+++ Supplied records +++

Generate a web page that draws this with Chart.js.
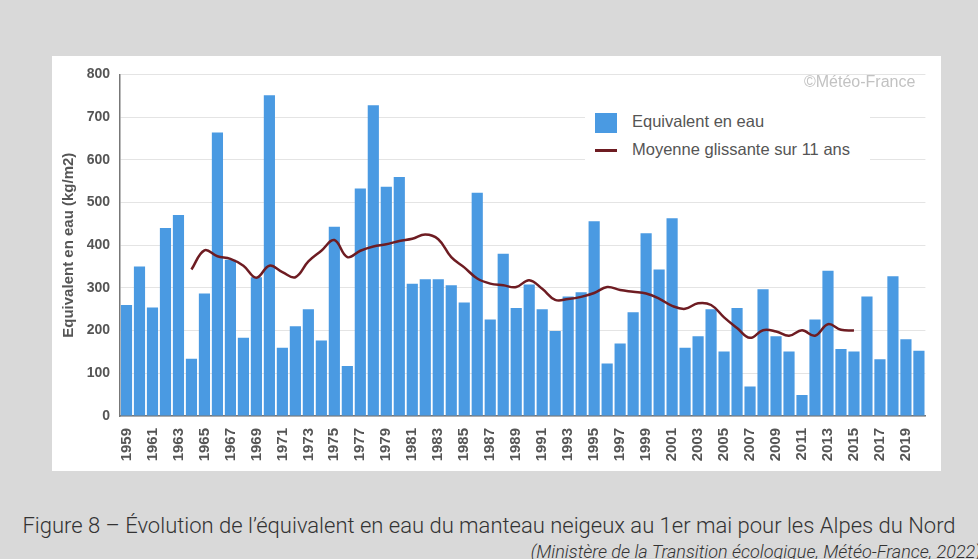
<!DOCTYPE html>
<html>
<head>
<meta charset="utf-8">
<script src="https://cdn.jsdelivr.net/npm/chart.js@4/dist/chart.umd.min.js"></script>
<style>
  body { margin: 0; background: #d9d9d9; width: 978px; height: 559px; overflow: hidden; position: relative; font-family: "Liberation Sans", Arial, sans-serif; }
  #panel { position: absolute; left: 52px; top: 56px; width: 889px; height: 415px; background: #fff; }
  #panel canvas { position: absolute; left: 0; top: 0; }
  .legend { position: absolute; left: 533px; top: 44px; width: 285px; height: 70px; background: #fff; }
  .legend .item { position: absolute; left: 10px; color: #555; font-size: 16.5px; white-space: nowrap; }
  .legend .swatch { display: inline-block; vertical-align: middle; margin-right: 15px; }
  .mark { position: absolute; left: 752px; top: 17px; color: #c2c2c2; font-size: 16px; }
  .caption { position: absolute; left: 0; width: 978px; text-align: center; top: 513px; font-family: Roboto, sans-serif; font-weight: 300; font-size: 22px; color: #333; }
  .source { position: absolute; right: -3px; top: 541px; font-family: Roboto, sans-serif; font-weight: 300; font-style: italic; font-size: 18px; color: #333; white-space: nowrap; }
</style>
</head>
<body>
<div id="panel">
  <canvas id="snowChart" width="889" height="415"></canvas>
  <div class="mark">&copy;Météo-France</div>
  <div class="legend">
    <div class="item" style="top:12px;"><span class="swatch" style="width:22px;height:20px;background:#4a9ae2;"></span>Equivalent en eau</div>
    <div class="item" style="top:40px;"><span class="swatch" style="width:22px;height:3px;background:#6e1c22;"></span>Moyenne glissante sur 11 ans</div>
  </div>
</div>
<div class="caption">Figure 8 – Évolution de l’équivalent en eau du manteau neigeux au 1er mai pour les Alpes du Nord</div>
<div class="source">(Ministère de la Transition écologique, Météo-France, 2022)</div>

<script>
// Years 1959 - 2020
const years = ['1959','1960','1961','1962','1963','1964','1965','1966','1967','1968',
    '1969','1970','1971','1972','1973','1974','1975','1976','1977','1978',
    '1979','1980','1981','1982','1983','1984','1985','1986','1987','1988',
    '1989','1990','1991','1992','1993','1994','1995','1996','1997','1998',
    '1999','2000','2001','2002','2003','2004','2005','2006','2007','2008',
    '2009','2010','2011','2012','2013','2014','2015','2016','2017','2018',
    '2019','2020'];

// Snow water equivalent on 1 May (kg/m2)
const waterEquiv = [260, 350, 254, 440, 471, 134, 287, 664, 366, 183,
    325, 751, 160, 210, 250, 177, 443, 117, 533, 728,
    537, 560, 310, 320, 320, 306, 266, 523, 226, 380,
    253, 308, 250, 199, 280, 290, 456, 123, 170, 243,
    428, 343, 463, 160, 187, 250, 151, 253, 69, 297,
    187, 151, 49, 226, 340, 157, 151, 280, 133, 327,
    180, 153];

// 11-year moving average (centred, 1964 - 2015)
const movingAvg = [null, null, null, null, null, 343, 388, 374, 368, 352,
    324, 352, 337, 325, 362, 387, 412, 372, 387, 397,
    402, 410, 415, 425, 414, 372, 348, 322, 310, 306,
    302, 318, 298, 272, 274, 279, 288, 302, 295, 291,
    287, 275, 258, 251, 264, 260, 231, 206, 183, 201,
    198, 188, 201, 188, 215, 202, 200, null, null, null,
    null, null];

const yTicks = [0, 100, 200, 300, 400, 500, 600, 700, 800];

function initSnowChart() {
    const ctx = document.getElementById('snowChart').getContext('2d');
    const snowChart = new Chart(ctx, {
        data: {
            labels: years,
            datasets: [{
                type: 'line',
                label: 'Moyenne glissante sur 11 ans',
                data: movingAvg,
                borderColor: '#6e1c22',
                borderWidth: 2.5,
                pointRadius: 0,
                tension: 0.4,
                spanGaps: false,
                order: 0
            }, {
                type: 'bar',
                label: 'Equivalent en eau',
                data: waterEquiv,
                backgroundColor: '#4a9ae2',
                categoryPercentage: 1,
                barPercentage: 0.86,
                order: 1
            }]
        },
        options: {
            responsive: false,
            animation: false,
            layout: { padding: { left: 4, top: 13, right: 10, bottom: 0 } },
            plugins: { legend: { display: false }, tooltip: { enabled: false } },
            scales: {
                x: {
                    grid: { display: false },
                    border: { display: true, color: '#777', width: 1.5 },
                    ticks: {
                        autoSkip: false,
                        minRotation: 90,
                        maxRotation: 90,
                        padding: 4,
                        color: '#555',
                        font: { family: 'Liberation Sans', size: 15, weight: 'bold' },
                        callback: function (val, i) { return i % 2 === 0 ? years[i] : ''; }
                    },
                    afterFit: function (scale) { scale.height = 55; }
                },
                y: {
                    min: 0,
                    max: 800,
                    afterBuildTicks: function (scale) { scale.ticks = yTicks.map(v => ({ value: v })); },
                    grid: { color: '#e4e4e4', drawTicks: false },
                    border: { display: true, color: '#777', width: 1.5 },
                    ticks: {
                        padding: 10,
                        color: '#555',
                        font: { family: 'Liberation Sans', size: 14, weight: 'bold' }
                    },
                    title: {
                        display: true,
                        text: 'Equivalent en eau (kg/m2)',
                        color: '#555',
                        font: { family: 'Liberation Sans', size: 15, weight: 'bold' }
                    },
                    afterFit: function (scale) { scale.width = 64; }
                }
            }
        }
    });
}

window.onload = function () {
    initSnowChart();
};
</script>
</body>
</html>
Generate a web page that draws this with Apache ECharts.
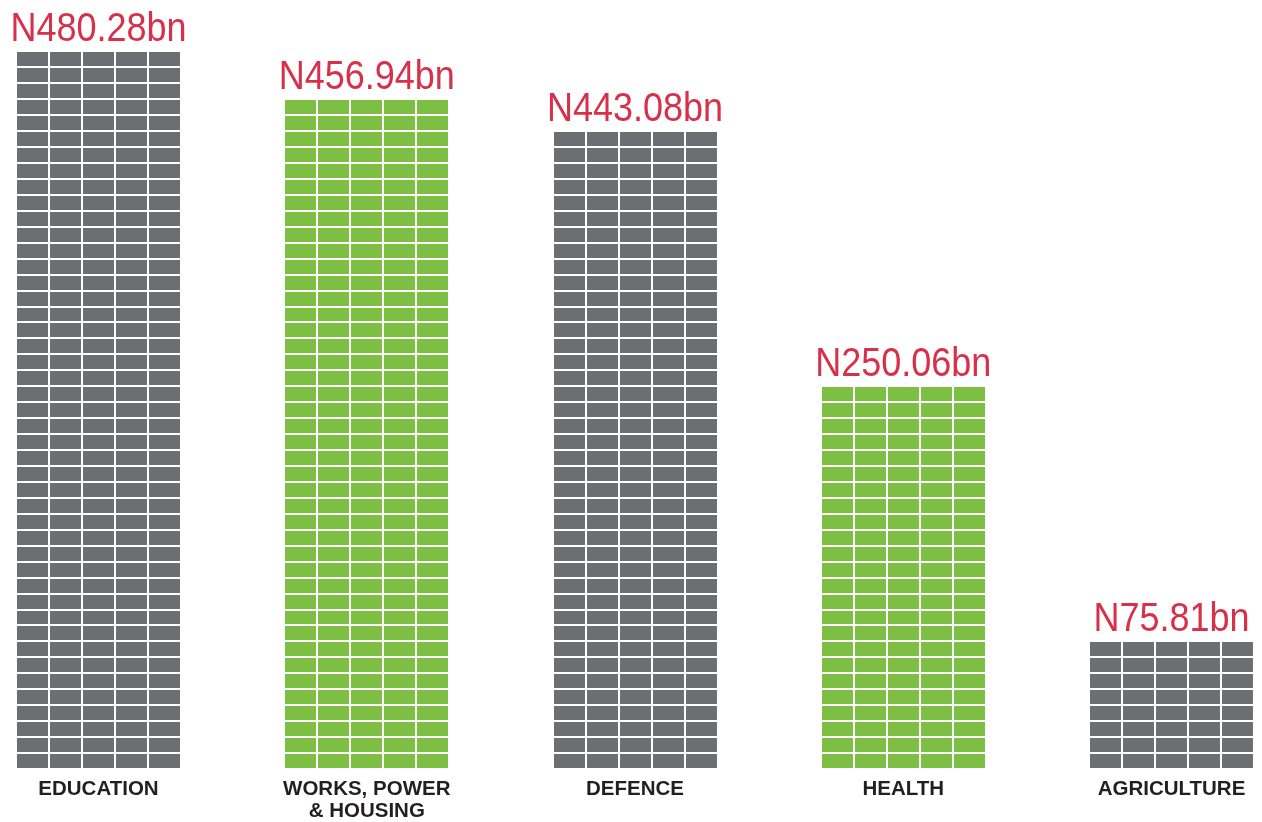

+++

_Exercise instructions_
Check all the records above and select each line where the string "this" is found.

_Finished exercise_
Generate a web page that draws this with Chart.js.
Generate a web page that draws this with Apache ECharts.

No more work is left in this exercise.